## The task
Print the material below exactly as it stands, please, from its first line to the line holding "1048,411,697,785,508,598,772,728,1298,500,611,598,728,624,559];", with no pictures.

## Source excerpt
····················
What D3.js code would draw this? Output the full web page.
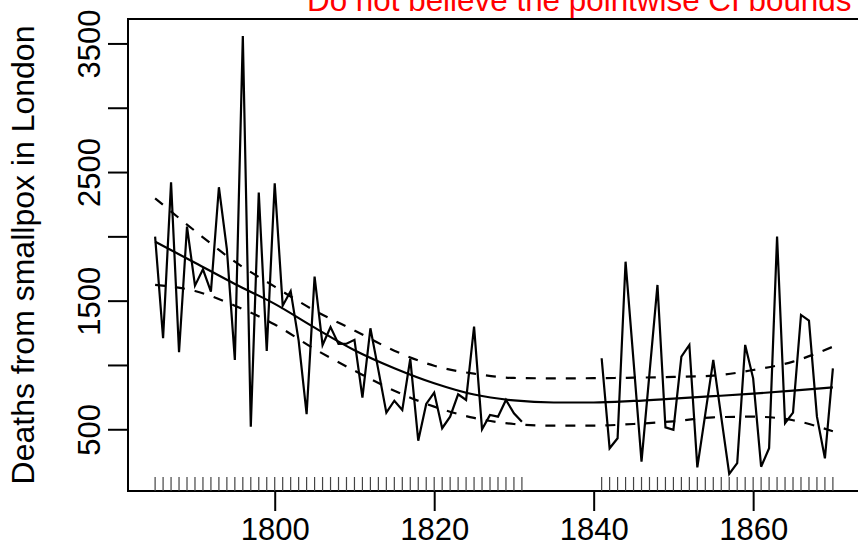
<!DOCTYPE html>
<html>
<head>
<meta charset="utf-8">
<script src="https://cdn.jsdelivr.net/npm/d3@7"></script>
<style>
  body { margin: 0; background: #fff; }
  text { font-family: "Liberation Sans", Arial, Helvetica, sans-serif; }
</style>
</head>
<body>
<script>
// observed deaths, two runs of years with a gap 1832-1840
var yearsA = [1785,1786,1787,1788,1789,1790,1791,1792,1793,1794,1795,1796,1797,1798,1799,
  1800,1801,1802,1803,1804,1805,1806,1807,1808,1809,1810,1811,1812,1813,1814,1815,1816,
  1817,1818,1819,1820,1821,1822,1823,1824,1825,1826,1827,1828,1829,1830,1831];
var deathsA = [1998,1208,2421,1099,2076,1617,1744,1570,2382,1900,1039,3558,520,2340,1109,
  2413,1461,1575,1190,618,1687,1155,1295,1164,1165,1195,746,1285,960,629,722,650,
  1048,411,697,785,508,598,772,728,1298,500,611,598,728,624,559];

var yearsB = [1841,1842,1843,1844,1845,1846,1847,1848,1849,1850,1851,1852,1853,1854,1855,
  1856,1857,1858,1859,1860,1861,1862,1863,1864,1865,1866,1867,1868,1869,1870];
var deathsB = [1052,352,430,1803,1030,248,935,1622,515,495,1065,1156,204,620,1039,
  595,152,236,1156,896,209,352,1998,547,629,1389,1345,598,274,974];

// smooth fit and pointwise bounds
var fitYears = [1785,1790,1795,1800,1805,1810,1815,1820,1825,1830,1835,1840,1845,1850,1855,1860,1865,1870];
var fit   = [1958,1795,1630,1475,1290,1115,975,858,770,724,708,708,720,738,757,777,800,825];
var upper = [2296,2042,1803,1609,1423,1268,1111,994,932,899,896,897,901,907,917,961,1026,1142];
var lower = [1622,1575,1461,1315,1124,956,800,676,588,541,528,528,541,562,593,598,570,484];

// axis ticks
var xTicks = [1800, 1820, 1840, 1860];
var yTicks = [500, 1000, 1500, 2000, 2500, 3000, 3500];
var yLabels = [500, 1500, 2500, 3500];

var W = 858, H = 546;
var box = {left: 128, right: 860, top: 19, bottom: 491};

var svg = d3.select("body").append("svg")
  .attr("width", W)
  .attr("height", H);

var x = d3.scaleLinear().domain([1781.6, 1873.4]).range([box.left, box.right]);
var y = d3.scaleLinear().domain([20, 3690]).range([box.bottom, box.top]);

// x axis
var gx = svg.append("g")
  .attr("transform", "translate(0," + box.bottom + ")")
  .call(d3.axisBottom(x).tickValues(xTicks).tickSize(20).tickFormat(d3.format("d")));
gx.select(".domain").remove();
gx.selectAll("line").attr("stroke", "#000").attr("stroke-width", 2);
gx.selectAll("text")
  .attr("y", 49).attr("dy", null)
  .attr("fill", "#000")
  .style("font-size", "31px");

// y axis, labels rotated like R
var gy = svg.append("g")
  .attr("transform", "translate(" + box.left + ",0)")
  .call(d3.axisLeft(y).tickValues(yTicks).tickSize(20)
    .tickFormat(d => yLabels.indexOf(d) >= 0 ? d : ""));
gy.select(".domain").remove();
gy.selectAll("line").attr("stroke", "#000").attr("stroke-width", 2);
gy.selectAll("text")
  .attr("x", null).attr("dy", null)
  .attr("transform", "translate(-28,0) rotate(-90)")
  .attr("text-anchor", "middle")
  .attr("fill", "#000")
  .style("font-size", "31px");

// frame
svg.append("rect")
  .attr("x", box.left).attr("y", box.top)
  .attr("width", box.right - box.left).attr("height", box.bottom - box.top)
  .attr("fill", "none").attr("stroke", "#000").attr("stroke-width", 2);

// y title
svg.append("text")
  .attr("transform", "translate(34," + ((box.top + box.bottom) / 2) + ") rotate(-90)")
  .attr("text-anchor", "middle")
  .style("font-size", "32px")
  .text("Deaths from smallpox in London");

// red title
svg.append("text")
  .attr("x", 307).attr("y", 11)
  .attr("fill", "#ff0000")
  .style("font-size", "31.4px")
  .text("Do not believe the pointwise CI bounds");

var plot = svg.append("g");

// rug of observed years
var allYears = yearsA.concat(yearsB);
plot.selectAll(".rug").data(allYears).enter().append("line")
  .attr("class", "rug")
  .attr("x1", d => x(d)).attr("x2", d => x(d))
  .attr("y1", box.bottom).attr("y2", box.bottom - 14)
  .attr("stroke", "#444").attr("stroke-width", 1.2);

// data lines
var line = d3.line().x(d => x(d[0])).y(d => y(d[1]));
[[yearsA, deathsA], [yearsB, deathsB]].forEach(function (s) {
  plot.append("path")
    .datum(d3.zip(s[0], s[1]))
    .attr("d", line)
    .attr("fill", "none").attr("stroke", "#000").attr("stroke-width", 2.2)
    .attr("stroke-linejoin", "miter");
});

// fit and bounds
var smooth = d3.line().x(d => x(d[0])).y(d => y(d[1])).curve(d3.curveMonotoneX);
plot.append("path")
  .datum(d3.zip(fitYears, fit))
  .attr("d", smooth)
  .attr("fill", "none").attr("stroke", "#000").attr("stroke-width", 2.2);
[upper, lower].forEach(function (b) {
  plot.append("path")
    .datum(d3.zip(fitYears, b))
    .attr("d", smooth)
    .attr("fill", "none").attr("stroke", "#000").attr("stroke-width", 2.2)
    .attr("stroke-dasharray", "10,10");
});
</script>
</body>
</html>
····················
## Complete response
What D3.js code would draw this? Output the full web page.
<!DOCTYPE html>
<html>
<head>
<meta charset="utf-8">
<script src="https://cdn.jsdelivr.net/npm/d3@7"></script>
<style>
  body { margin: 0; background: #fff; }
  text { font-family: "Liberation Sans", Arial, Helvetica, sans-serif; }
</style>
</head>
<body>
<script>
// observed deaths, two runs of years with a gap 1832-1840
var yearsA = [1785,1786,1787,1788,1789,1790,1791,1792,1793,1794,1795,1796,1797,1798,1799,
  1800,1801,1802,1803,1804,1805,1806,1807,1808,1809,1810,1811,1812,1813,1814,1815,1816,
  1817,1818,1819,1820,1821,1822,1823,1824,1825,1826,1827,1828,1829,1830,1831];
var deathsA = [1998,1208,2421,1099,2076,1617,1744,1570,2382,1900,1039,3558,520,2340,1109,
  2413,1461,1575,1190,618,1687,1155,1295,1164,1165,1195,746,1285,960,629,722,650,
  1048,411,697,785,508,598,772,728,1298,500,611,598,728,624,559];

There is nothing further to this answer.